Under the chairmanship of TSCPA member Billy Atkinson, CPA-Houston, the PCC has aggressively moved to try and improve and simplify GAAP for private companies. This latest proposal is yet another example that the PCC is taking its responsibility seriously and working hard to achieve its mission. You can see an overview of the proposal here:
FASB’s endorsement of the PCC proposal is required for it to become effective. FASB will be discussing it in the coming weeks. If FASB endorses the alternative, it can be written into GAAP and companies can begin to use it, if they so choose.
Under the proposal, it is anticipated that customer-related intangible assets often would not meet one of the criteria for recognition. Customer-related assets that may meet one of the criteria for recognition would include things like mortgage servicing rights, commodity supply contracts, and core deposits.
Companies that elect the alternative would be required to separately disclose qualitatively any intangible assets that did not meet separate recognition under this alternative. The alternative would be applied prospectively for all business combinations entered into after the effective date, and there would be no option to apply it retrospectively. A private company that elects the alternative would continue recognizing and measuring under existing GAAP all intangible assets that exist at the beginning of the period of adoption.

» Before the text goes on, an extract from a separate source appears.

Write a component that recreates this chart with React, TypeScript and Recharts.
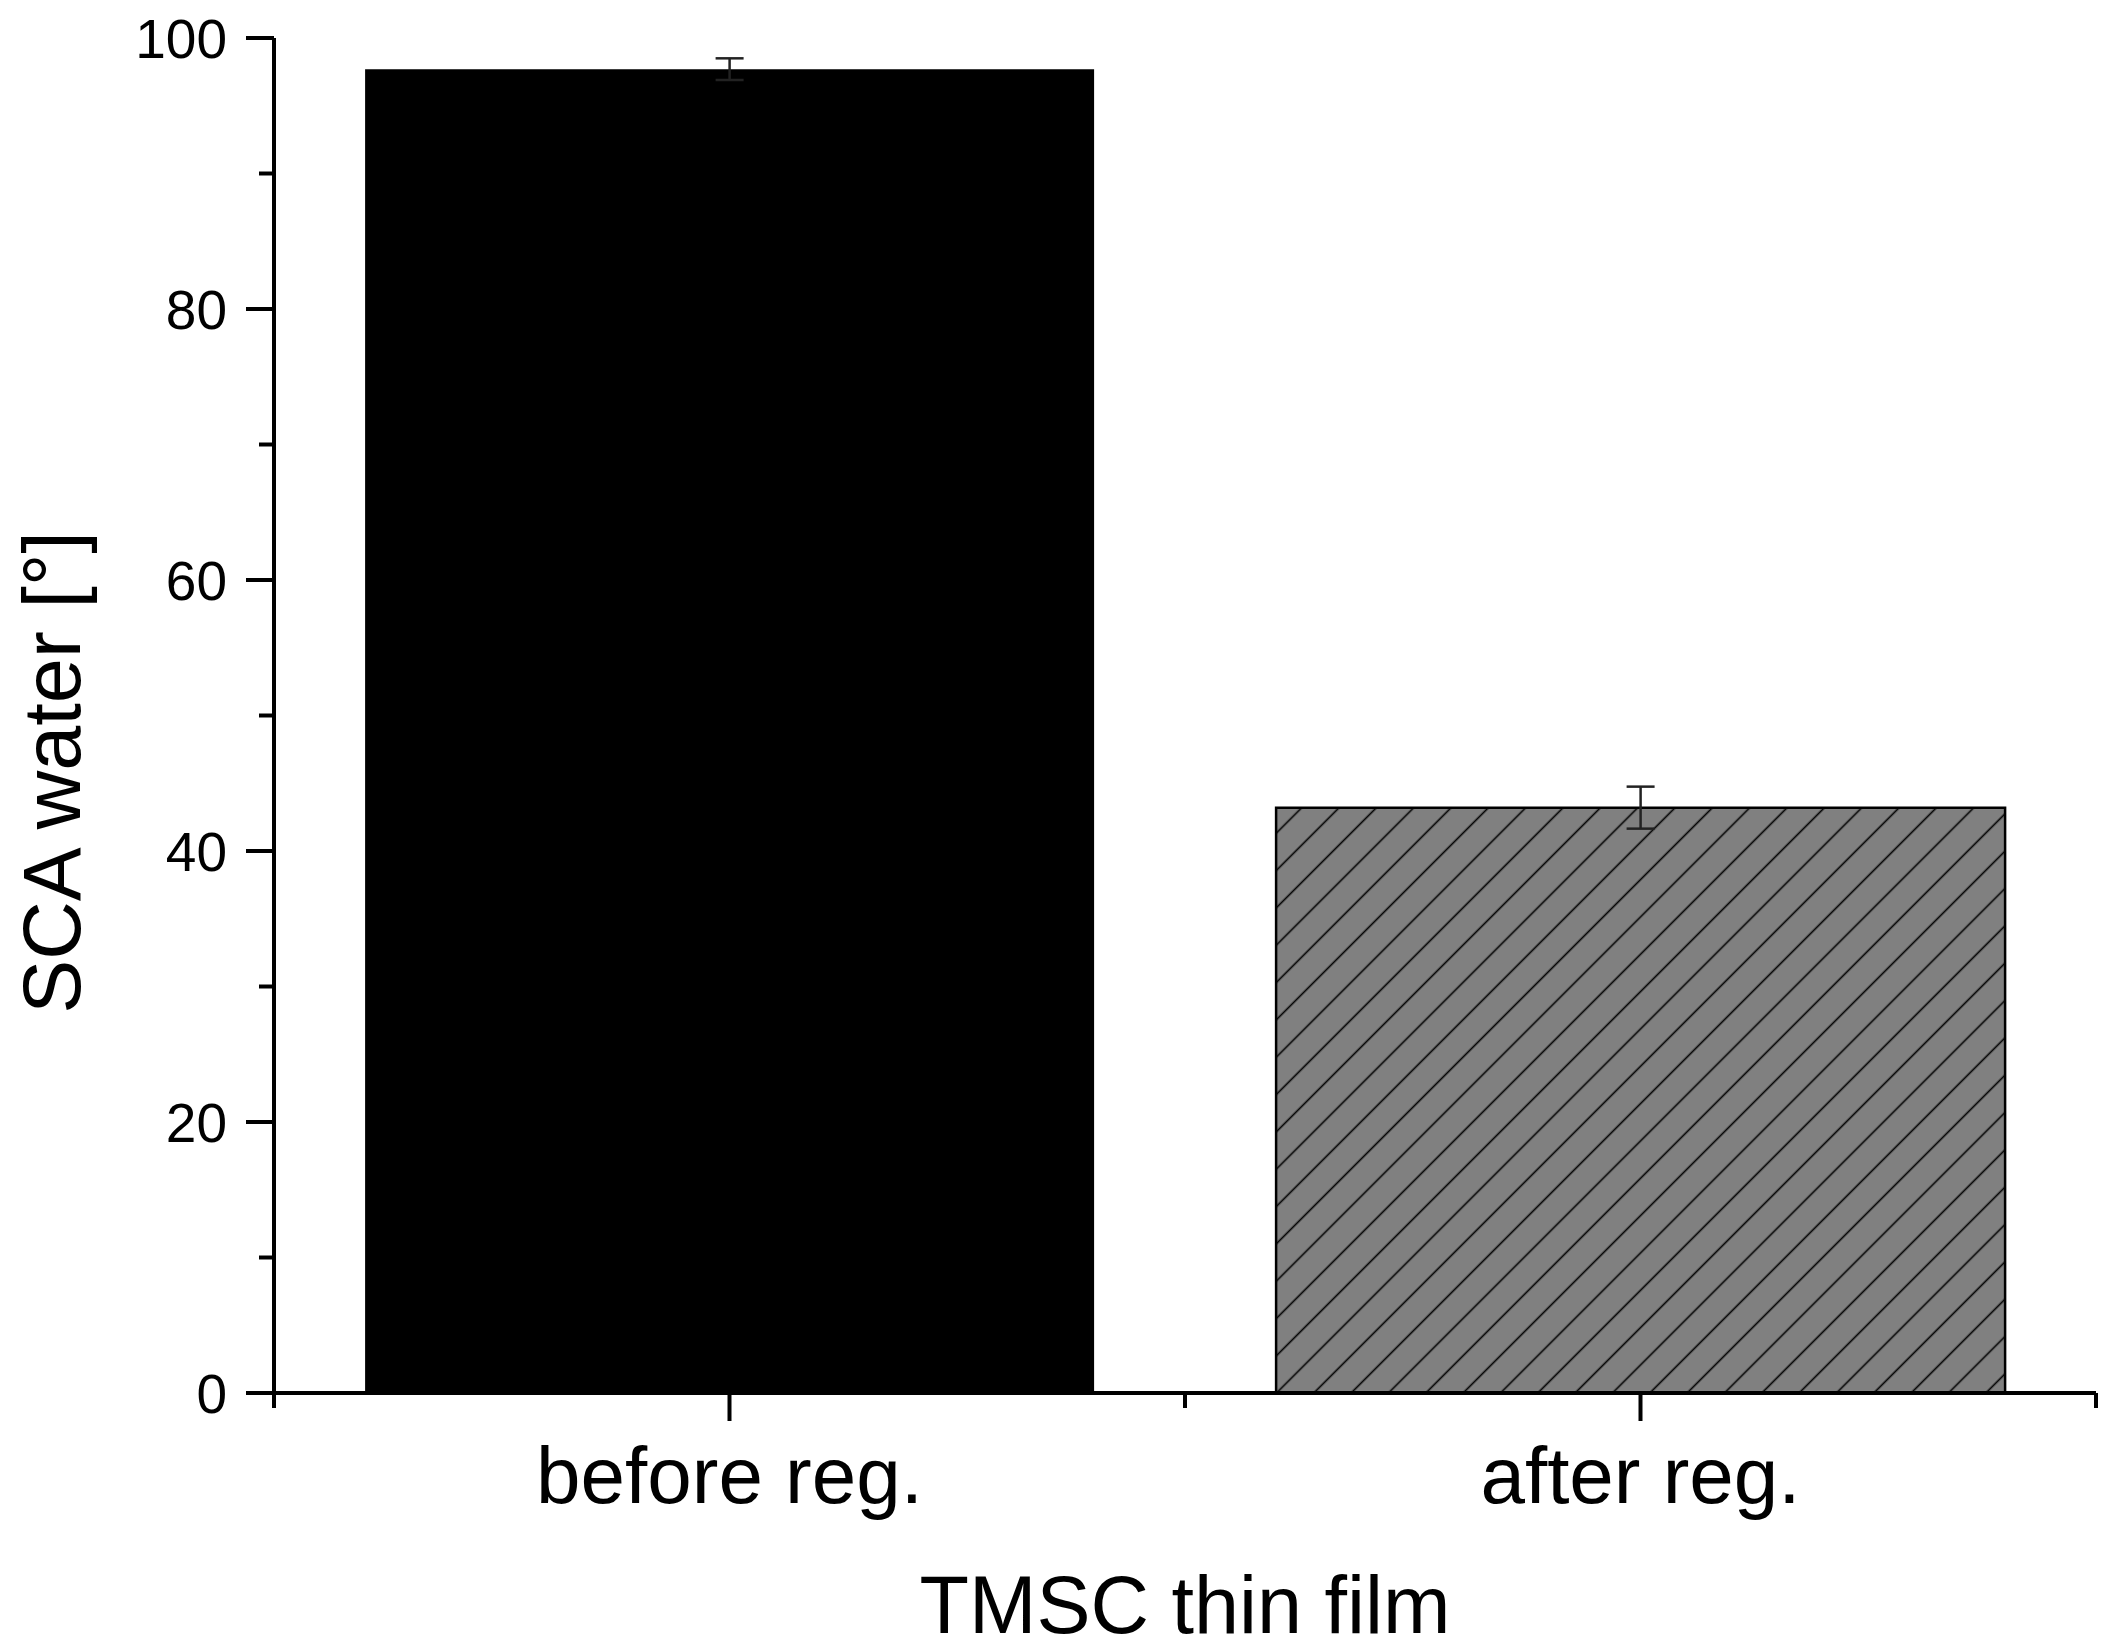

Private companies that elect to adopt the alternative would also be required to adopt Accounting Standards Update (ASU) No. 2014-02, Intangibles—Goodwill and Other (Topic 350): Accounting for Goodwill (a consensus of the Private Company Council). The linkage between the two alternatives is one-way. A private company that adopts ASU No. 2014-02 is not required to adopt the alternative recently approved by the PCC.

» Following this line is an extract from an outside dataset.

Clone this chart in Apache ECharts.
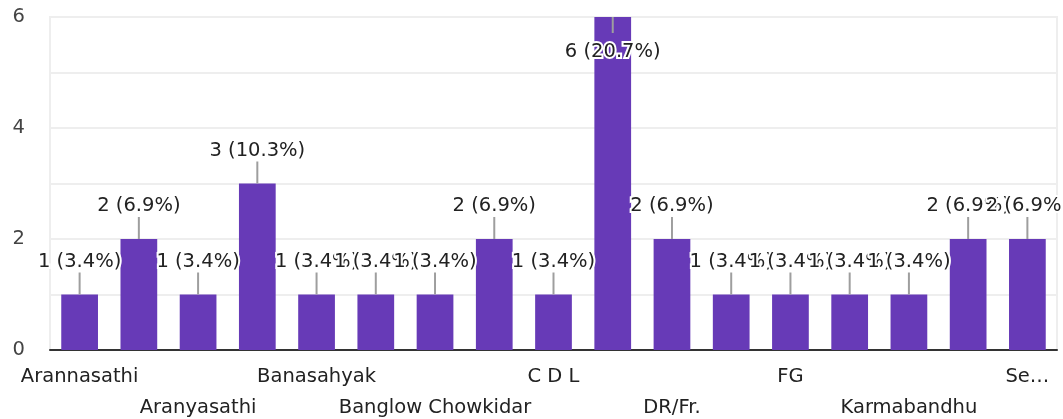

This new alternative of the PCC, if approved by FASB, would take effect for business combinations entered into in the first annual period beginning after Dec. 15, 2015, and interim periods within annual periods beginning after Dec. 15, 2016. Early adoption would be permitted for any annual period for which the entity’s annual financial statements have not yet been made available for issuance.
While some would like to see even more and quicker action on this front, I think a realist would acknowledge that much progress has been made by the PCC in a rather short period of time, especially in the world of “standard setting.” So my hat is off to Billy and the entire PCC for its continuing work. While they have certainly not reached the end of their road, they have made significant progress on the journey thus far.